Of course I want my children to enjoy books. Reading is not only key to accessing the rest of education, it can be an enormous source of pleasure. And it can be such a source of shared fun and bonding for a family. As a family on long car trips we have spent time in Moomin valley, walked with Winnie the Pooh through the Hundred Acre wood and found out why the Owl was Afraid of the Dark. We’re looking forward to the books we’ll share as the children grow, allowing us to travel together to both other places and other times, making memories as we go. So much more pleasant than Ryanair, although we hope to travel to places faraway with the kids too!

As I share more and more of my childhood favourites with my daughter in particular, (we’ve just started our second Narnia book and I’m ecstatic), we’re discovering not just more to talk about but, increasingly, a shared way of looking at and interpreting the world. Shared stories give us examples, a vocabulary as we talk about life, a way of seeing the world and experiencing it beyond the confines of our day-to-day experience.

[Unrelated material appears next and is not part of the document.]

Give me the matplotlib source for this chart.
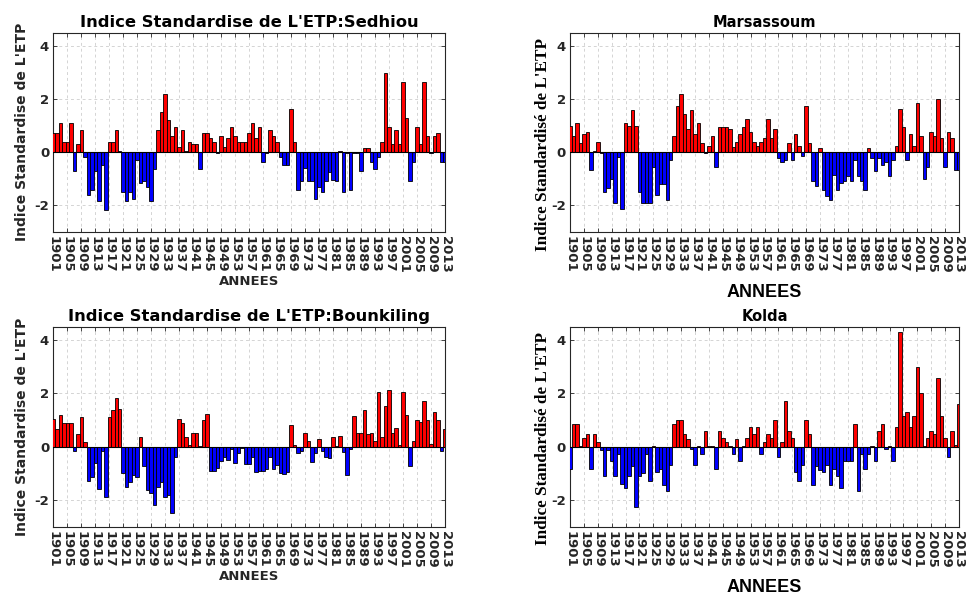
import matplotlib
matplotlib.use('Agg')
import matplotlib.pyplot as plt
import numpy as np

# Standardised ETP index per station, one value per year 1901-2013
years = np.arange(1901, 2014)

sedhiou = [
    0.73, 0.73, 1.08, 0.38, 0.38, 1.08, -0.72, 0.29, 0.85, -0.18,
    -1.6, -1.42, -0.72, -1.86, -0.5, -2.2, 0.39, 0.39, 0.85, 0.05,
    -1.52, -1.86, -1.52, -1.76, -0.3, -1.16, -1.1, -1.32, -1.86, -0.63,
    0.85, 1.53, 2.18, 1.22, 0.61, 0.95, 0.18, 0.85, 0.05, 0.38,
    0.29, 0.29, -0.63, 0.73, 0.73, 0.52, 0.39, -0.05, 0.61, 0.18,
    0.52, 0.95, 0.61, 0.39, 0.39, 0.39, 0.73, 1.08, 0.52, 0.95,
    -0.38, -0.05, 0.85, 0.61, 0.39, -0.18, -0.5, -0.5, 1.62, 0.39,
    -1.42, -1.08, -0.6, -1.1, -1.1, -1.76, -1.3, -1.52, -1.1, -0.75,
    -1.05, -1.08, 0.05, -1.52, -0.05, -1.42, -0.05, -0.05, -0.72, 0.16,
    0.16, -0.38, -0.63, -0.18, 0.39, 2.97, 0.95, 0.29, 0.85, 0.29,
    2.66, 1.3, -1.08, -0.38, 0.95, 0.29, 2.66, 0.61, -0.05, 0.61,
    0.73, -0.38, -0.38,
]

marsassoum = [
    1.0, 0.61, 1.1, 0.33, 0.67, 0.77, -0.66, 0.05, 0.39, -0.05,
    -1.52, -1.35, -1.0, -1.9, -0.2, -2.14, 1.1, 1.0, 1.57, 1.0,
    -1.52, -1.9, -1.9, -1.9, -0.56, -1.6, -1.19, -1.19, -1.8, -0.28,
    0.61, 1.72, 2.18, 1.45, 0.86, 1.57, 0.67, 1.1, 0.33, -0.05,
    0.23, 0.61, -0.56, 0.95, 0.95, 0.95, 0.86, 0.18, 0.39, 0.67,
    0.95, 1.24, 0.77, 0.39, 0.23, 0.39, 0.52, 1.24, 0.52, 0.86,
    -0.21, -0.38, -0.28, 0.33, -0.28, 0.67, 0.23, -0.13, 1.75, 0.33,
    -1.08, -1.27, 0.16, -1.42, -1.67, -1.8, -0.85, -1.44, -1.16, -1.08,
    -0.91, -1.08, -0.28, -0.91, -1.08, -1.44, 0.16, -0.21, -0.72, -0.21,
    -0.47, -0.38, -0.91, -0.28, 0.23, 1.62, 0.95, -0.28, 0.67, 0.23,
    1.85, 0.61, -1.01, -0.56, 0.77, 0.61, 2.0, 0.52, -0.56, 0.77,
    0.52, -0.66, -0.66,
]

bounkiling = [
    1.05, 0.68, 1.2, 0.89, 0.89, 0.89, -0.15, 0.47, 1.12, 0.16,
    -1.27, -1.15, -0.62, -1.58, -0.15, -1.89, 1.12, 1.36, 1.83, 1.42,
    -0.99, -1.5, -1.33, -1.07, -1.15, 0.38, -0.74, -1.64, -1.73, -2.17,
    -1.5, -1.33, -1.89, -1.81, -2.48, -0.38, 1.05, 0.89, 0.35, 0.06,
    0.53, 0.53, 0.02, 0.99, 1.22, -0.9, -0.9, -0.78, -0.53, -0.4,
    -0.48, -0.09, -0.62, -0.23, -0.06, -0.65, -0.65, -0.4, -0.96, -0.9,
    -0.9, -0.85, -0.4, -0.85, -0.7, -1.0, -1.02, -0.95, 0.83, 0.06,
    -0.25, -0.15, 0.53, 0.23, -0.59, -0.22, 0.3, -0.15, -0.37, -0.43,
    0.36, 0.02, 0.4, -0.21, -1.05, -0.09, 1.14, 0.53, 0.53, 1.36,
    0.47, 0.52, 0.23, 2.04, 0.36, 1.54, 2.14, 0.53, 0.7, 0.06,
    2.06, 1.2, -0.74, 0.23, 0.99, 0.93, 1.73, 0.99, 0.09, 1.3,
    0.99, -0.15, 0.65,
]

kolda = [
    -0.83, 0.85, 0.85, 0.04, 0.31, 0.47, -0.83, 0.47, 0.16, -0.11,
    -1.11, -0.11, -0.53, -1.11, -0.28, -1.4, -1.54, -1.11, -0.74, -2.25,
    -1.11, -0.99, -0.28, -1.27, 0.04, -0.96, -0.83, -1.42, -1.67, -0.7,
    0.85, 1.01, 1.01, 0.47, 0.28, -0.09, -0.7, 0.04, -0.27, 0.59,
    0.04, 0.04, -0.83, 0.59, 0.31, 0.16, 0.04, -0.27, 0.28, -0.53,
    0.04, 0.31, 0.73, 0.47, 0.73, -0.27, 0.16, 0.47, 0.31, 1.01,
    -0.4, 0.16, 1.73, 0.59, 0.31, -0.96, -1.27, -0.7, 1.01, 0.47,
    -1.42, -0.74, -0.86, -0.96, -0.7, -1.42, -0.83, -1.11, -1.54, -0.53,
    -0.53, -0.53, 0.85, -1.67, -0.28, -0.83, -0.27, 0.04, -0.53, 0.59,
    0.85, -0.09, 0.04, -0.53, 0.73, 4.31, 1.17, 1.3, 0.73, 1.17,
    3.0, 2.0, 0.04, 0.31, 0.59, 0.47, 2.59, 1.17, 0.31, -0.4,
    0.59, 0.06, 1.6,
]

xticks = np.arange(1901, 2014, 4)
yticks = [-2, 0, 2, 4]

W, H = 969, 594
fig = plt.figure(figsize=(W / 100, H / 100), dpi=100)

dark = '#262626'
grid_col = '#d4d4d4'


def panel(rect_px, vals, title, ylabel, serif_labels):
    x0, y0, x1, y1 = rect_px
    ax = fig.add_axes([x0 / W, 1 - y1 / H, (x1 - x0) / W, (y1 - y0) / H])
    v = np.array(vals)
    cols = np.where(v >= 0, '#ff0000', '#0000ff')
    ax.bar(years, v, width=1.0, color=cols, edgecolor='black', linewidth=0.6, zorder=3)
    ax.axhline(0, color='black', lw=0.8, zorder=4)
    ax.set_xlim(1901, 2013)
    ax.set_ylim(-3, 4.5)
    ax.set_xticks(xticks)
    ax.set_xticklabels([str(t) for t in xticks], rotation=270, fontweight='bold',
                       fontsize=9.5, color=dark)
    ax.set_yticks(yticks)
    ax.set_yticklabels([str(t) for t in yticks], fontweight='bold', fontsize=9.5, color=dark)
    ax.tick_params(direction='in', length=3, width=0.6, color=dark,
                   top=True, right=True, pad=3)
    ax.grid(True, linestyle=(0, (3, 3)), color=grid_col, lw=0.7, zorder=0)
    for s in ax.spines.values():
        s.set_color(dark)
        s.set_linewidth(0.8)
    if serif_labels:
        ax.set_title(title, fontsize=10.5, fontweight='bold', pad=4)
        ax.set_ylabel(ylabel, family='Liberation Serif', fontweight='bold', fontsize=12.3)
        ax.yaxis.set_label_coords(-0.05, 0.44)
        ax.set_xlabel('ANNEES', family='Liberation Sans', fontweight='bold', fontsize=13,
                      labelpad=8)
    else:
        ax.set_title(title, fontsize=11.8, fontweight='bold', pad=4)
        ax.set_ylabel(ylabel, fontweight='bold', fontsize=10, color=dark)
        ax.set_xlabel('ANNEES', fontweight='bold', fontsize=9.5, color=dark, labelpad=2)
    return ax


panel((53.3, 32.7, 445, 231.7), sedhiou, "Indice Standardise de L'ETP:Sedhiou",
      "Indice Standardise de L'ETP", False)
panel((570, 32.7, 959, 231.7), marsassoum, 'Marsassoum',
      "Indice Standardisé de L'ETP", True)
panel((53.3, 326.7, 445, 526.7), bounkiling, "Indice Standardise de L'ETP:Bounkiling",
      "Indice Standardise de L'ETP", False)
panel((570, 326.7, 959, 526.7), kolda, 'Kolda',
      "Indice Standardisé de L'ETP", True)

fig.savefig('out.png', dpi=100)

Sometimes it can be something as inconsequential as saying “Hey, these woods remind me of the bit where Lucy first gets into Narnia” or “Does your toy mouse ever go to Brambley Hedge?”. And it would be enough for me if the enjoyment or the family bonding this provided were the only advantages of reading aloud (or directing our children’s reading) but I’m beginning to see it more and more in terms of character formation.

Here’s an example from a book you may well know. Pigwig and I read Little House in the Big Woods when she was just 4, one of my childhood favourites. We were also keen at the time to instill a habit of gratitude into a little girl who had, to our dismay, developed quite a materialistic attitude and sense of entitlement. I quickly realised that, rather than lecture my child, it was much easier to have conversations about Laura in the story.

Pigwig was astonished that Laura was expected to take part in household chores every day, was ecstatic if she had sweets twice a year and had only one doll to play with and no other toys unless she made them. Most horrifying of all to our 4 year old was the fact that Laura could not have Calpol if she felt ill! It led to many great conversations about gratitude for what we have, the value of hard work, the treasure that is family life and so on.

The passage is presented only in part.